We are lucky enough to have complex brains that not only compute in many dimensions, but are
conscious
that they are doing so too. Our brains are very clever, but this cleverness can trip itself up. In this case, our brains are
fooled
by their very awareness that time and space are related. Bigger sometimes means faster, but not always. Lions are quicker than mice, but bullets are even faster. In everyday life we constantly make mental calculations involving speed, time and distance – think of catching a ball or crossing a road. So perhaps it’s not surprising if they are associated and sometimes confused in the mind. Show children two lights and ask them which was on for longest and they will choose the brighter one. Show them two trains racing and they’ll say the biggest one is the fastest. They get the idea of largest, but often apply it to the wrong property, which takes us back to the theory I discussed in the previous chapter: that we might have a neural structure which judges magnitude rather than time in particular. As adults we make fewer of these mistakes, but the relics of this space/time crossover are still there.

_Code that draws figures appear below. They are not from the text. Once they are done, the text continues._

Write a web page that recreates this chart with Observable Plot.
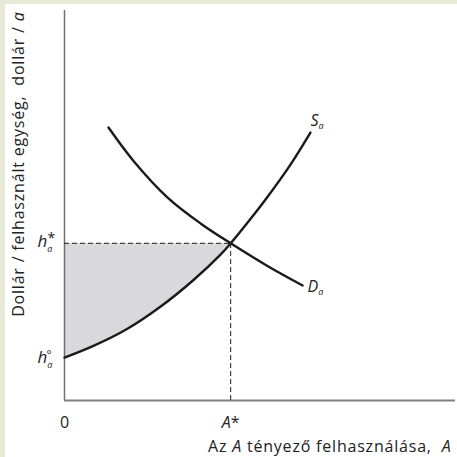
<!DOCTYPE html>
<html>
<head>
<meta charset="utf-8">
<script src="https://cdn.jsdelivr.net/npm/d3@7"></script>
<script src="https://cdn.jsdelivr.net/npm/@observablehq/plot@0.6"></script>
<style>
  html, body { margin: 0; padding: 0; background: #ffffff; }
  #chart svg { display: block; background: #ffffff; box-shadow: inset 5px 4px 0 #e8ead7; }
</style>
</head>
<body>
<div id="chart"></div>
<script>
// ---- data ----
const supplyX = [0, 0.74, 1.61, 2.46, 3.30, 3.99, 4.25, 4.76, 5.19, 5.78, 6.29];
const supplyY = [1.10, 1.40, 1.84, 2.41, 3.09, 3.74, 4.03, 4.66, 5.22, 6.05, 6.87];
const demandX = [1.125, 1.76, 2.63, 3.48, 4.25, 5.19, 6.09];
const demandY = [7.00, 6.15, 5.21, 4.54, 4.03, 3.45, 2.95];
const aStar = 4.25;
const hStar = 4.03;
const hZero = 1.10;
const xTickLabels = ["0", "A*"];
const xTickValues = [0, aStar];
const xTitleParts = [["Az ", false], ["A", true], [" tényező felhasználása,  ", false], ["A", true]];
const yTitleParts = [["Dollár / felhasznált egység,  dollár / ", false], ["a", true]];
const curveLabels = ["S", "D"];

const supply = supplyX.map((x, i) => ({x, y: supplyY[i]}));
const demand = demandX.map((x, i) => ({x, y: demandY[i]}));
const surplus = supply.filter(d => d.x <= aStar);

const font = "'Open Sans', 'Noto Sans', sans-serif";

// rich-text definitions, keyed by placeholder text
const rich = {
  "#hstar": [{t: "h", italic: true}, {t: "a", italic: true, size: 9, dy: 5}, {t: "*", size: 14, dx: -5, dy: -9}],
  "#hzero": [{t: "h", italic: true}, {t: "a", italic: true, size: 9, dy: 5}, {t: "°", size: 12, dx: -6, dy: -9}],
  "#S": [{t: curveLabels[0], italic: true}, {t: "a", italic: true, size: 9, dy: 3}],
  "#D": [{t: curveLabels[1], italic: true}, {t: "a", italic: true, size: 9, dy: 3}],
  "#xtitle": xTitleParts.map(([t, it]) => ({t, italic: it})),
  "#ytitle": yTitleParts.map(([t, it]) => ({t, italic: it})),
  "#A*": [{t: "A", italic: true}, {t: "*"}]
};

const chart = Plot.plot({
  width: 457,
  height: 457,
  marginLeft: 64,
  marginRight: 2,
  marginTop: 10,
  marginBottom: 57,
  x: {domain: [0, 10], axis: null},
  y: {domain: [0, 10], axis: null},
  style: {fontFamily: font, background: "#ffffff", overflow: "visible"},
  marks: [
    Plot.areaY(surplus, {x: "x", y1: "y", y2: () => hStar, fill: "#d9d9db", curve: "catmull-rom"}),
    Plot.ruleX([0], {y1: 0, y2: 10, stroke: "#707070", strokeWidth: 1.5}),
    Plot.ruleY([0], {x1: 0, x2: 10, stroke: "#808080", strokeWidth: 2}),
    Plot.ruleY([hStar], {x1: 0, x2: aStar, stroke: "#222", strokeWidth: 1, strokeDasharray: "5,3"}),
    Plot.ruleX([aStar], {y1: 0, y2: hStar, stroke: "#222", strokeWidth: 1, strokeDasharray: "5,3"}),
    Plot.line(demand, {x: "x", y: "y", stroke: "#1a1a1a", strokeWidth: 2.4, curve: "catmull-rom"}),
    Plot.line(supply, {x: "x", y: "y", stroke: "#1a1a1a", strokeWidth: 2.4, curve: "catmull-rom"}),
    // x tick labels
    Plot.text(xTickLabels, {x: (d, i) => xTickValues[i], y: 0, text: d => d === "A*" ? "#A*" : d, dy: 27,
      lineAnchor: "bottom", fontSize: 16, fill: "#222"}),
    // y symbols h*_a and h°_a
    Plot.text([hStar], {x: 0, y: d => d, text: () => "#hstar",
      dx: -27, dy: 4, textAnchor: "start", lineAnchor: "bottom", fontSize: 17, fill: "#222"}),
    Plot.text([hZero], {x: 0, y: d => d, text: () => "#hzero",
      dx: -27, dy: 5, textAnchor: "start", lineAnchor: "bottom", fontSize: 17, fill: "#222"}),
    // curve labels
    Plot.text(["#S"], {x: supplyX[supplyX.length - 1], y: supplyY[supplyY.length - 1], text: d => d,
      dx: 0, dy: -7, textAnchor: "start", lineAnchor: "bottom", fontSize: 16, fill: "#222"}),
    Plot.text(["#D"], {x: demandX[demandX.length - 1], y: demandY[demandY.length - 1], text: d => d,
      dx: 5, dy: 7, textAnchor: "start", lineAnchor: "bottom", fontSize: 16, fill: "#222"}),
    // axis titles
    Plot.text(["#xtitle"], {frameAnchor: "bottom-right", text: d => d,
      dx: -4, dy: 51, textAnchor: "end", lineAnchor: "bottom", fontSize: 16, fill: "#222"}),
    Plot.text(["#ytitle"], {frameAnchor: "top-left", text: d => d,
      rotate: -90, dx: -41, dy: 1, textAnchor: "end", lineAnchor: "bottom", fontSize: 16, fill: "#222"})
  ]
});

d3.select(chart).selectAll("text").each(function() {
  const key = this.textContent;
  const parts = rich[key];
  if (!parts) return;
  const t = d3.select(this);
  t.text(null);
  for (const p of parts) {
    const s = t.append("tspan").text(p.t);
    if (p.italic) s.attr("font-style", "italic");
    if (p.size) s.attr("font-size", p.size);
    if (p.dx) s.attr("dx", p.dx);
    if (p.dy) s.attr("dy", p.dy);
  }
});
d3.select(chart).selectAll("text").filter(function() {
  return this.textContent.startsWith("Az") || this.textContent.startsWith("Dollár");
}).style("letter-spacing", "0.8px");

document.getElementById("chart").appendChild(chart);
</script>
</body>
</html>
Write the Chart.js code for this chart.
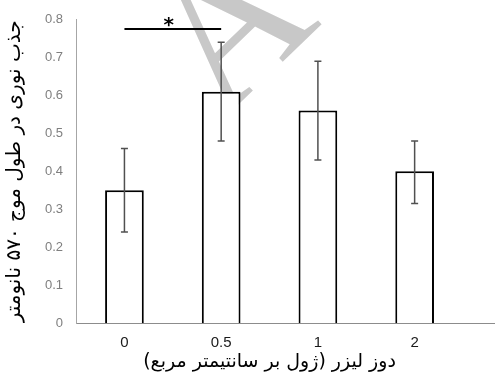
<!DOCTYPE html>
<html>
<head>
<meta charset="utf-8">
<script src="https://cdn.jsdelivr.net/npm/chart.js@4/dist/chart.umd.min.js"></script>
<style>
html,body{margin:0;padding:0;background:#fff;}
#wrap{width:495px;height:374px;position:relative;}
</style>
</head>
<body>
<div id="wrap"><canvas id="c" width="495" height="374"></canvas></div>
<script>
const categories = ['0', '0.5', '1', '2'];
const means = [0.35, 0.61, 0.56, 0.40];
const errLow = [0.24, 0.48, 0.43, 0.315];
const errHigh = [0.46, 0.74, 0.69, 0.48];
const sigPair = [0, 1];
const sigLevel = 0.775;
const sigLabel = '*';
const xTitle = 'دوز لیزر (ژول بر سانتیمتر مربع)\u200F';
const yTitle = 'جذب نوری در طول موج ۵۷۰ نانومتر';
const watermark = 'A';

const overlay = {
  id: 'overlay',
  beforeDatasetsDraw(chart) {
    const ctx = chart.ctx;
    ctx.save();
    ctx.translate(272, 72);
    ctx.rotate(-44 * Math.PI / 180);
    ctx.font = '195px "Liberation Serif"';
    ctx.fillStyle = '#c8c8c8';
    ctx.textAlign = 'center';
    ctx.textBaseline = 'alphabetic';
    ctx.fillText(watermark, 0, 0);
    ctx.restore();
  },
  afterDatasetsDraw(chart) {
    const ctx = chart.ctx;
    const x = chart.scales.x, y = chart.scales.y;
    const area = chart.chartArea;
    ctx.save();
    ctx.strokeStyle = '#8c8c8c';
    ctx.lineWidth = 1;
    const by = Math.round(y.getPixelForValue(0)) + 0.5;
    ctx.beginPath();
    ctx.moveTo(area.right, by);
    ctx.lineTo(chart.width, by);
    ctx.stroke();
    ctx.strokeStyle = '#505050';
    ctx.lineWidth = 1.5;
    categories.forEach((c, i) => {
      const px = x.getPixelForValue(i);
      const yl = y.getPixelForValue(errLow[i]);
      const yh = y.getPixelForValue(errHigh[i]);
      ctx.beginPath();
      ctx.moveTo(px, yl); ctx.lineTo(px, yh);
      ctx.moveTo(px - 3.5, yl); ctx.lineTo(px + 3.5, yl);
      ctx.moveTo(px - 3.5, yh); ctx.lineTo(px + 3.5, yh);
      ctx.stroke();
    });
    const x1 = x.getPixelForValue(sigPair[0]);
    const x2 = x.getPixelForValue(sigPair[1]);
    const sy = y.getPixelForValue(sigLevel);
    ctx.strokeStyle = '#000';
    ctx.lineWidth = 2;
    ctx.beginPath();
    ctx.moveTo(x1, sy); ctx.lineTo(x2, sy);
    ctx.stroke();
    ctx.fillStyle = '#000';
    ctx.font = 'bold 20px "DejaVu Sans"';
    ctx.textAlign = 'center';
    ctx.textBaseline = 'alphabetic';
    ctx.fillText(sigLabel, (x1 + x2) / 2 - 4, sy + 2);
    ctx.restore();
  }
};

new Chart(document.getElementById('c'), {
  type: 'bar',
  data: {
    labels: categories,
    datasets: [{
      data: means,
      backgroundColor: '#ffffff',
      borderColor: '#000000',
      borderWidth: 2,
      categoryPercentage: 0.8,
      barPercentage: 0.5
    }]
  },
  options: {
    responsive: false,
    animation: false,
    events: [],
    layout: { padding: { top: 3, right: 32, left: 3, bottom: 1 } },
    plugins: { legend: { display: false }, tooltip: { enabled: false } },
    scales: {
      x: {
        grid: { display: false, drawTicks: false },
        border: { color: '#8c8c8c', width: 1 },
        ticks: { color: '#1a1a1a', font: { family: '"Liberation Sans"', size: 15 }, padding: 11 },
        title: { display: true, text: xTitle, color: '#000', font: { family: '"DejaVu Sans"', size: 19 }, padding: { top: -13, bottom: 0 } }
      },
      y: {
        min: 0, max: 0.8,
        grid: { display: false, drawTicks: false },
        border: { color: '#a6a6a6', width: 1 },
        ticks: { stepSize: 0.1, color: '#7f7f7f', font: { family: '"Liberation Sans"', size: 13, lineHeight: 1 }, padding: 13 },
        title: { display: true, text: yTitle, color: '#000', font: { family: '"DejaVu Sans"', size: 20 }, padding: { top: 0, bottom: 5 } }
      }
    }
  },
  plugins: [overlay]
});
</script>
</body>
</html>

There is one rather mysterious element to all this: the way we think about time and space is not symmetrical. If you show people a line of three light bulbs, switch them on one at a time and ask people to guess the time between each light coming on, the more spread out the lights are physically, the longer people will say the duration between lights was. This is known as the ‘kappa effect’. It’s similar to the study with the series of dots moving across the screen, and also works the other way round. If you switch the lights on in turn and ask people to estimate the
distance
between them, the faster you turn on the lights, the closer they will say they are. This is called the ‘tau effect’. Just as we know a lion is big so it probably runs fast, we find it hard to ignore what we know about speed and distance and assume that faster probably means nearer. But Boroditsky and Casasanto have shown that the relationship between space and time is imbalanced. We think about time in terms of space
more
than we think about space in terms of time. This brings us back round to the language and the lack of phrases such as ‘a four-minute-long street’.